Here's the thing that made me pause: 70 out of 73 analysts covering Amazon rate it a buy. That's not just consensus—it's practically a cult. We're talking about 96% agreement, which in the financial world is about as common as a humble hedge fund manager.

I've covered tech stocks for years, and when analysts agree this overwhelmingly, I start wondering if they're all drinking the same Kool-Aid.

The valuation? Astronomical. But that doesn't seem to bother anyone. AWS growth is supposedly accelerating because of "reduced supply constraints," which, translated from analyst-speak, means "they can finally build data centers fast enough to keep up with all this AI madness."

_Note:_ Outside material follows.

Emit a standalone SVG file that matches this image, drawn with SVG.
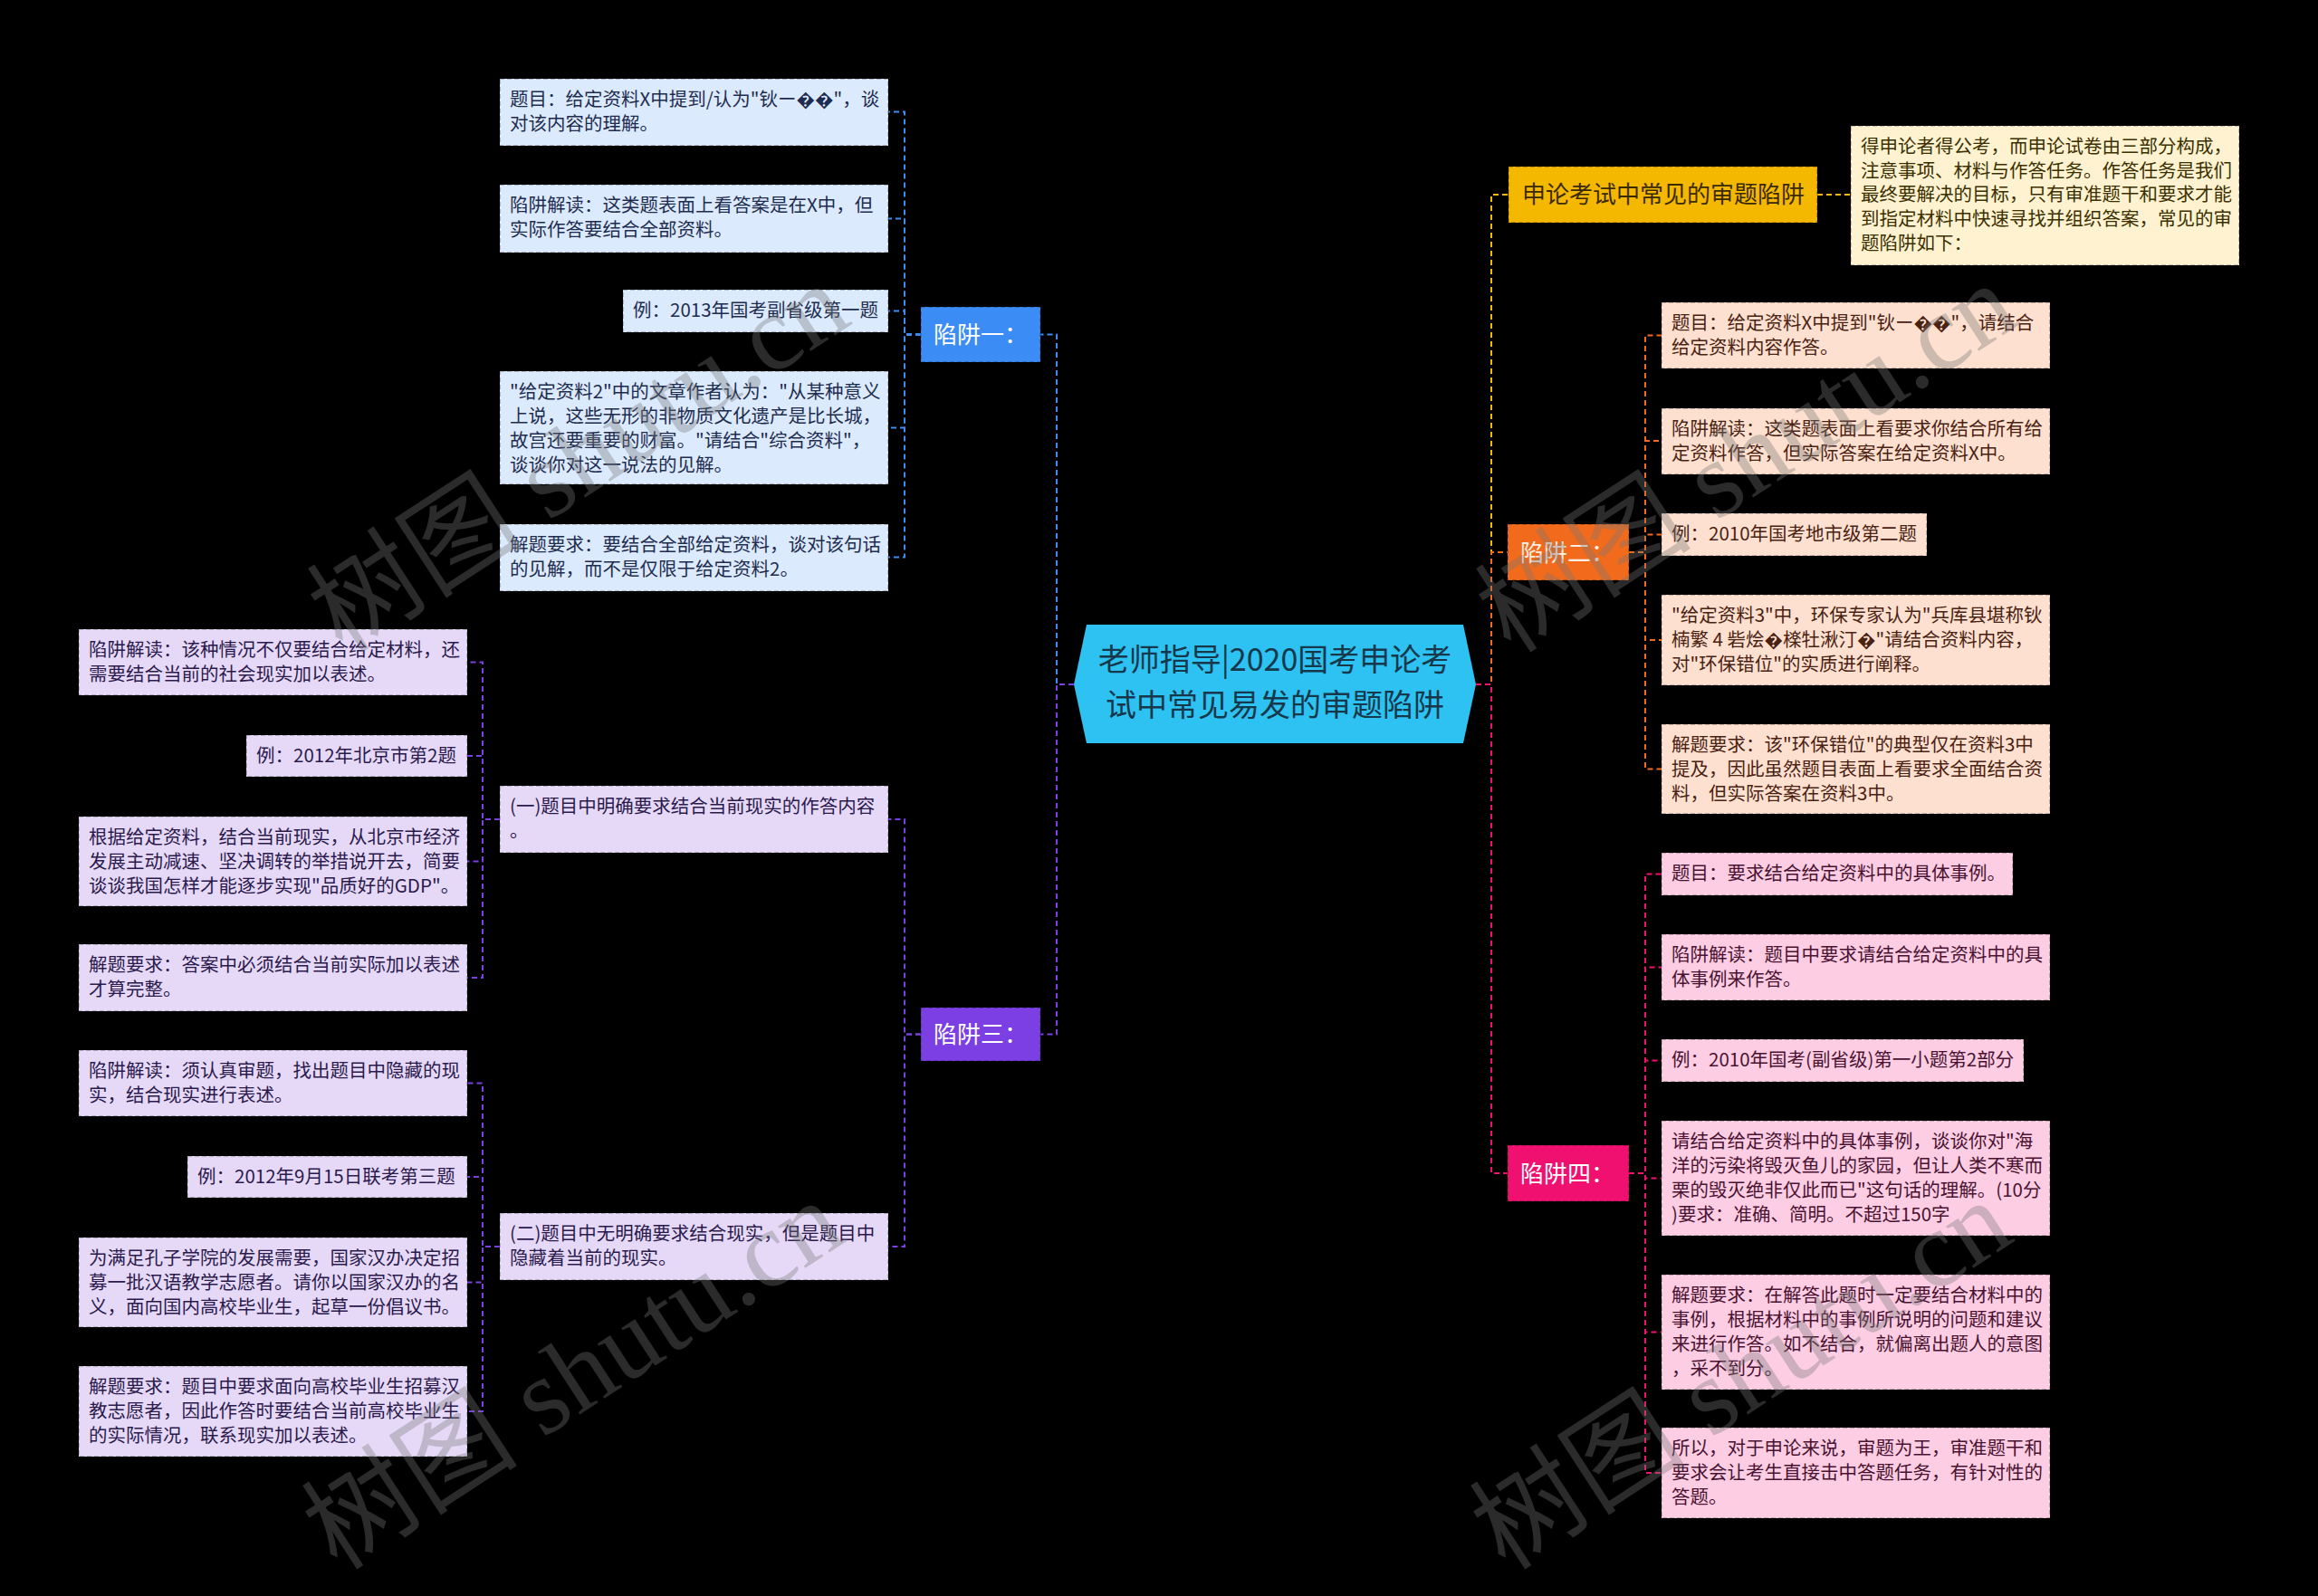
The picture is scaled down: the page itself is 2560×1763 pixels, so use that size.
<svg xmlns="http://www.w3.org/2000/svg" width="2560" height="1763" viewBox="0 0 2560 1763">
<style>
.t{font-family:"Noto Sans CJK SC","Noto Sans",sans-serif;font-size:20.5px}
.g{font-family:"Noto Sans CJK SC","Noto Sans",sans-serif;font-size:26px;fill:#ffffff}
.r{font-family:"Noto Sans CJK SC","Noto Sans",sans-serif;font-size:34px;fill:#16384A}
.box{stroke:#000;stroke-opacity:0.28;stroke-width:1.5;stroke-dasharray:5 3}
.blue rect{fill:#DCEAFD}.blue text{fill:#1E2D4F}
.purp rect{fill:#E6D9F8}.purp text{fill:#2B1A4C}
.oran rect{fill:#FDE0CF}.oran text{fill:#4A2212}
.pink rect{fill:#FCCDE3}.pink text{fill:#4A1231}
.yel rect{fill:#FFF2D0}.yel text{fill:#3A3000}
.c{fill:none;stroke-width:2;stroke-dasharray:6 4}
.wm{font-family:"Liberation Serif","Noto Sans CJK SC",serif;font-size:120px;fill:#777;fill-opacity:0.36}
</style>
<rect x="0" y="0" width="2560" height="1763" fill="#000"/>

<g id="connectors">
<path class="c" stroke="#3B8CF5" d="M1186,756 H1167 V369.5 H1149"/>
<path class="c" stroke="#7B3FE4" d="M1186,756 H1167 V1142.5 H1149"/>
<g stroke="#3B8CF5">
<path class="c" d="M1017,369.5 H999 V123.5 H981"/>
<path class="c" d="M1017,369.5 H999 V241.5 H981"/>
<path class="c" d="M1017,369.5 H999 V343.5 H981"/>
<path class="c" d="M1017,369.5 H999 V472.5 H981"/>
<path class="c" d="M1017,369.5 H999 V615.5 H981"/>
</g>
<g stroke="#7B3FE4">
<path class="c" d="M1017,1142.5 H999 V905 H981"/>
<path class="c" d="M1017,1142.5 H999 V1377 H981"/>
<path class="c" d="M552,905 H533 V731.5 H516"/>
<path class="c" d="M552,905 H533 V835 H516"/>
<path class="c" d="M552,905 H533 V951.5 H516"/>
<path class="c" d="M552,905 H533 V1080 H516"/>
<path class="c" d="M552,1377 H533 V1196.5 H516"/>
<path class="c" d="M552,1377 H533 V1300 H516"/>
<path class="c" d="M552,1377 H533 V1416.5 H516"/>
<path class="c" d="M552,1377 H533 V1559 H516"/>
</g>
<path class="c" stroke="#F5B800" d="M1630,756 H1647 V215 H1666"/>
<path class="c" stroke="#F5B800" d="M2007,215 H2044"/>
<path class="c" stroke="#F26A1B" d="M1630,756 H1647 V610 H1665"/>
<path class="c" stroke="#F0106F" d="M1630,756 H1647 V1296 H1665"/>
<g stroke="#F26A1B">
<path class="c" d="M1799,610 H1817 V370.5 H1835"/>
<path class="c" d="M1799,610 H1817 V487 H1835"/>
<path class="c" d="M1799,610 H1817 V590.5 H1835"/>
<path class="c" d="M1799,610 H1817 V707 H1835"/>
<path class="c" d="M1799,610 H1817 V849.5 H1835"/>
</g>
<g stroke="#F0106F">
<path class="c" d="M1799,1296 H1817 V965.5 H1835"/>
<path class="c" d="M1799,1296 H1817 V1068.5 H1835"/>
<path class="c" d="M1799,1296 H1817 V1171.5 H1835"/>
<path class="c" d="M1799,1296 H1817 V1301.5 H1835"/>
<path class="c" d="M1799,1296 H1817 V1471.5 H1835"/>
<path class="c" d="M1799,1296 H1817 V1627 H1835"/>
</g>
</g>

<g id="root">
<polygon points="1200,690 1616,690 1630,756 1616,821 1200,821 1186,756" fill="#2DC2F2"/>
<text class="r" x="1408" y="741" text-anchor="middle">老师指导|2020国考申论考</text>
<text class="r" x="1408" y="791" text-anchor="middle">试中常见易发的审题陷阱</text>
</g>

<g id="trap1">
<rect class="box" x="1017" y="339" width="132" height="61" fill="#3B8CF5"/>
<text class="g" x="1031" y="379">陷阱一：</text>
</g>
<g id="trap3">
<rect class="box" x="1017" y="1113" width="132" height="59" fill="#7B3FE4"/>
<text class="g" x="1031" y="1152">陷阱三：</text>
</g>
<g id="trap2">
<rect class="box" x="1665" y="579" width="134" height="62" fill="#F26A1B"/>
<text class="g" x="1679" y="620" style="fill:#FFEFE4">陷阱二：</text>
</g>
<g id="trap4">
<rect class="box" x="1665" y="1265" width="134" height="62" fill="#F0106F"/>
<text class="g" x="1679" y="1306">陷阱四：</text>
</g>
<g id="common">
<rect class="box" x="1666" y="184" width="341" height="62" fill="#F5B800"/>
<text x="1681" y="224" style="font-family:'Noto Sans CJK SC','Noto Sans',sans-serif;font-size:26px;fill:#3A2A00">申论考试中常见的审题陷阱</text>
</g>

<g id="desc" class="yel">
<rect class="box" x="2044" y="139" width="429" height="154"/>
<text class="t" x="2055" y="169">得申论者得公考，而申论试卷由三部分构成，</text>
<text class="t" x="2055" y="196">注意事项、材料与作答任务。作答任务是我们</text>
<text class="t" x="2055" y="222">最终要解决的目标，只有审准题干和要求才能</text>
<text class="t" x="2055" y="249">到指定材料中快速寻找并组织答案，常见的审</text>
<text class="t" x="2055" y="276">题陷阱如下：</text>
</g>

<g id="b1" class="blue">
<rect class="box" x="552" y="87" width="429" height="74"/>
<text class="t" x="563" y="117">题目：给定资料X中提到/认为"钬ー��"，谈</text>
<text class="t" x="563" y="144">对该内容的理解。</text>
</g>
<g id="b2" class="blue">
<rect class="box" x="552" y="204" width="429" height="75"/>
<text class="t" x="563" y="234">陷阱解读：这类题表面上看答案是在X中，但</text>
<text class="t" x="563" y="261">实际作答要结合全部资料。</text>
</g>
<g id="b3" class="blue">
<rect class="box" x="688" y="320" width="293" height="47"/>
<text class="t" x="699" y="350">例：2013年国考副省级第一题</text>
</g>
<g id="b4" class="blue">
<rect class="box" x="552" y="410" width="429" height="125"/>
<text class="t" x="563" y="440">"给定资料2"中的文章作者认为："从某种意义</text>
<text class="t" x="563" y="467">上说，这些无形的非物质文化遗产是比长城，</text>
<text class="t" x="563" y="494">故宫还要重要的财富。"请结合"综合资料"，</text>
<text class="t" x="563" y="521">谈谈你对这一说法的见解。</text>
</g>
<g id="b5" class="blue">
<rect class="box" x="552" y="579" width="429" height="74"/>
<text class="t" x="563" y="609">解题要求：要结合全部给定资料，谈对该句话</text>
<text class="t" x="563" y="636">的见解，而不是仅限于给定资料2。</text>
</g>

<g id="p1" class="purp">
<rect class="box" x="552" y="868" width="429" height="74"/>
<text class="t" x="563" y="898">(一)题目中明确要求结合当前现实的作答内容</text>
<text class="t" x="563" y="925">。</text>
</g>
<g id="p2" class="purp">
<rect class="box" x="552" y="1340" width="429" height="74"/>
<text class="t" x="563" y="1370">(二)题目中无明确要求结合现实，但是题目中</text>
<text class="t" x="563" y="1397">隐藏着当前的现实。</text>
</g>

<g id="l1" class="purp">
<rect class="box" x="87" y="695" width="429" height="73"/>
<text class="t" x="98" y="725">陷阱解读：该种情况不仅要结合给定材料，还</text>
<text class="t" x="98" y="752">需要结合当前的社会现实加以表述。</text>
</g>
<g id="l2" class="purp">
<rect class="box" x="272" y="812" width="244" height="46"/>
<text class="t" x="283" y="842">例：2012年北京市第2题</text>
</g>
<g id="l3" class="purp">
<rect class="box" x="87" y="902" width="429" height="99"/>
<text class="t" x="98" y="932">根据给定资料，结合当前现实，从北京市经济</text>
<text class="t" x="98" y="959">发展主动减速、坚决调转的举措说开去，简要</text>
<text class="t" x="98" y="986">谈谈我国怎样才能逐步实现"品质好的GDP"。</text>
</g>
<g id="l4" class="purp">
<rect class="box" x="87" y="1043" width="429" height="74"/>
<text class="t" x="98" y="1073">解题要求：答案中必须结合当前实际加以表述</text>
<text class="t" x="98" y="1100">才算完整。</text>
</g>

<g id="m1" class="purp">
<rect class="box" x="87" y="1160" width="429" height="73"/>
<text class="t" x="98" y="1190">陷阱解读：须认真审题，找出题目中隐藏的现</text>
<text class="t" x="98" y="1217">实，结合现实进行表述。</text>
</g>
<g id="m2" class="purp">
<rect class="box" x="207" y="1277" width="309" height="46"/>
<text class="t" x="218" y="1307">例：2012年9月15日联考第三题</text>
</g>
<g id="m3" class="purp">
<rect class="box" x="87" y="1367" width="429" height="99"/>
<text class="t" x="98" y="1397">为满足孔子学院的发展需要，国家汉办决定招</text>
<text class="t" x="98" y="1424">募一批汉语教学志愿者。请你以国家汉办的名</text>
<text class="t" x="98" y="1451">义，面向国内高校毕业生，起草一份倡议书。</text>
</g>
<g id="m4" class="purp">
<rect class="box" x="87" y="1509" width="429" height="100"/>
<text class="t" x="98" y="1539">解题要求：题目中要求面向高校毕业生招募汉</text>
<text class="t" x="98" y="1566">教志愿者，因此作答时要结合当前高校毕业生</text>
<text class="t" x="98" y="1593">的实际情况，联系现实加以表述。</text>
</g>

<g id="o1" class="oran">
<rect class="box" x="1835" y="334" width="429" height="73"/>
<text class="t" x="1846" y="364">题目：给定资料X中提到"钬ー��"，请结合</text>
<text class="t" x="1846" y="391">给定资料内容作答。</text>
</g>
<g id="o2" class="oran">
<rect class="box" x="1835" y="451" width="429" height="73"/>
<text class="t" x="1846" y="481">陷阱解读：这类题表面上看要求你结合所有给</text>
<text class="t" x="1846" y="508">定资料作答，但实际答案在给定资料X中。</text>
</g>
<g id="o3" class="oran">
<rect class="box" x="1835" y="567" width="293" height="47"/>
<text class="t" x="1846" y="597">例：2010年国考地市级第二题</text>
</g>
<g id="o4" class="oran">
<rect class="box" x="1835" y="657" width="429" height="100"/>
<text class="t" x="1846" y="687">"给定资料3"中，环保专家认为"兵库县堪称钬</text>
<text class="t" x="1846" y="714">楠繁 4 砦烩�檪牡湫汀�"请结合资料内容，</text>
<text class="t" x="1846" y="741">对"环保错位"的实质进行阐释。</text>
</g>
<g id="o5" class="oran">
<rect class="box" x="1835" y="800" width="429" height="99"/>
<text class="t" x="1846" y="830">解题要求：该"环保错位"的典型仅在资料3中</text>
<text class="t" x="1846" y="857">提及，因此虽然题目表面上看要求全面结合资</text>
<text class="t" x="1846" y="884">料，但实际答案在资料3中。</text>
</g>

<g id="q1" class="pink">
<rect class="box" x="1835" y="942" width="388" height="47"/>
<text class="t" x="1846" y="972">题目：要求结合给定资料中的具体事例。</text>
</g>
<g id="q2" class="pink">
<rect class="box" x="1835" y="1032" width="429" height="73"/>
<text class="t" x="1846" y="1062">陷阱解读：题目中要求请结合给定资料中的具</text>
<text class="t" x="1846" y="1089">体事例来作答。</text>
</g>
<g id="q3" class="pink">
<rect class="box" x="1835" y="1148" width="400" height="47"/>
<text class="t" x="1846" y="1178">例：2010年国考(副省级)第一小题第2部分</text>
</g>
<g id="q4" class="pink">
<rect class="box" x="1835" y="1238" width="429" height="127"/>
<text class="t" x="1846" y="1268">请结合给定资料中的具体事例，谈谈你对"海</text>
<text class="t" x="1846" y="1295">洋的污染将毁灭鱼儿的家园，但让人类不寒而</text>
<text class="t" x="1846" y="1322">栗的毁灭绝非仅此而已"这句话的理解。(10分</text>
<text class="t" x="1846" y="1349">)要求：准确、简明。不超过150字</text>
</g>
<g id="q5" class="pink">
<rect class="box" x="1835" y="1408" width="429" height="127"/>
<text class="t" x="1846" y="1438">解题要求：在解答此题时一定要结合材料中的</text>
<text class="t" x="1846" y="1465">事例，根据材料中的事例所说明的问题和建议</text>
<text class="t" x="1846" y="1492">来进行作答。如不结合，就偏离出题人的意图</text>
<text class="t" x="1846" y="1519">，采不到分。</text>
</g>
<g id="q6" class="pink">
<rect class="box" x="1835" y="1577" width="429" height="100"/>
<text class="t" x="1846" y="1607">所以，对于申论来说，审题为王，审准题干和</text>
<text class="t" x="1846" y="1634">要求会让考生直接击中答题任务，有针对性的</text>
<text class="t" x="1846" y="1661">答题。</text>
</g>

<g id="watermarks">
<text class="wm" x="0" y="0" text-anchor="middle" transform="translate(661,540) rotate(-33)">树图 shutu.cn</text>
<text class="wm" x="0" y="0" text-anchor="middle" transform="translate(655,1553) rotate(-33)">树图 shutu.cn</text>
<text class="wm" x="0" y="0" text-anchor="middle" transform="translate(1951,540) rotate(-33)">树图 shutu.cn</text>
<text class="wm" x="0" y="0" text-anchor="middle" transform="translate(1945,1553) rotate(-33)">树图 shutu.cn</text>
</g>
</svg>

What we're witnessing is less about innovation and more about real estate and electricity. Amazon doesn't need to reinvent the wheel right now—they just need warehouse space and power lines. Twenty years ago, if I'd told you investors were salivating over a company because it was really good at building digital storage facilities, you'd have thought I was nuts.

Now it's worth a 35% target bump. Go figure.

The improved tariff situation Nowak mentions is particularly interesting (or troubling, depending on your perspective). Have these analysts looked at the political calendar lately? We're heading into an election that could flip trade policy upside down in either direction. But sure, let's assume everything stays peachy.

Look, Amazon is clearly a phenomenal business. It's conquered everything from books to cloud computing to whatever Bezos decided looked interesting on a particular Tuesday. The empire is impressive—no argument there.

What's bizarre is this analyst herd mentality. When was the last time you saw 96% of highly paid professionals agree on anything? Even "the sky is blue" would generate more debate among a random group of 73 experts.

The consensus price target actually suggests even more upside than Morgan Stanley's bullish view. Because... of course it does. Nothing says "rigorous independent analysis" quite like dozens of financial professionals reaching nearly identical conclusions about one of the world's most visible companies.

(I once asked an analyst at a conference about this phenomenon. His response? "Nobody ever got fired for being bullish on Amazon." Not exactly the scientific method at work.)

As the cloud infrastructure gold rush continues and AI hype maintains its fever pitch, Amazon is certainly sitting pretty. The question isn't whether Amazon is good—it's whether all this goodness is already baked into the price. And then some.

When everyone's nodding in unison about a stock's prospects, that's precisely when you might want to look around for what they're missing. Or maybe—just maybe—Amazon really is the exception that proves the rule.

The cloud does have silver linings, after all. But so did plenty of other "can't-miss" investments throughout history.